Technical Abstract: Chlorophyll fluorescence has been researched for assessing fruit post-harvest quality and condition. The objective of this preliminary research was to investigate the potential of fluorescence spectroscopy for measuring apple fruit quality. Ultraviolet (UV) and blue light was used as an excitation source for inducing fluorescence in apples. Fluorescence spectra were measured from 'Golden Delicious’ (GD) and 'Red Delicious’ (RD) apples by using a visible/near-infrared spectrometer after one, three, and five minutes of continuous UV/blue light illumination. Standard destructive tests were performed to measure fruit firmness, skin and flesh color, soluble solids and acid content from the apples. Calibration models for each of the three illumination time periods were developed to predict fruit quality indexes.
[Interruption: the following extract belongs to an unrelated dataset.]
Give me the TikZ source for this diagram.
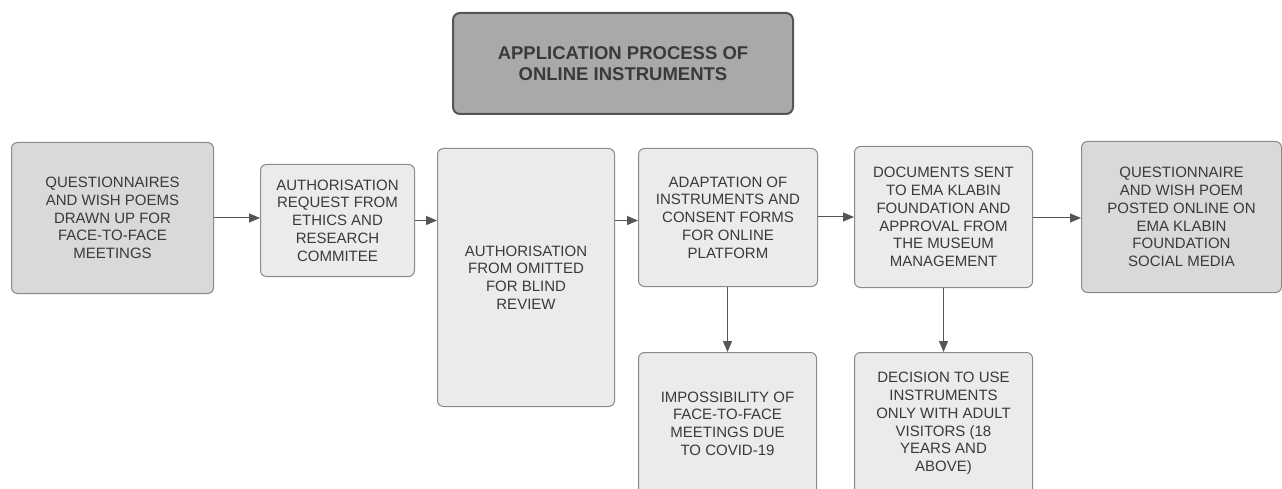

The results showed that fluorescence emission decreased steadily during the first three minutes of UV/blue light illumination and was stable within five minutes. The differences were minimal in the model prediction results based on fluorescence data at one, three or five minutes of illumination. Overall, better predictions were obtained for apple skin chroma and hue and flesh hue with values for the correlation coefficient of validation between 0.80 and 0.90 for both GD and RD. Relatively poor predictions were obtained for fruit firmness, soluble solids content, titrational acid, and flesh chroma. This research demonstrated that fluorescence spectroscopy is potentially useful for assessing selected quality attributes of apple fruit and further research is needed to improve fluorescence measurements so that better predictions of fruit quality can be achieved.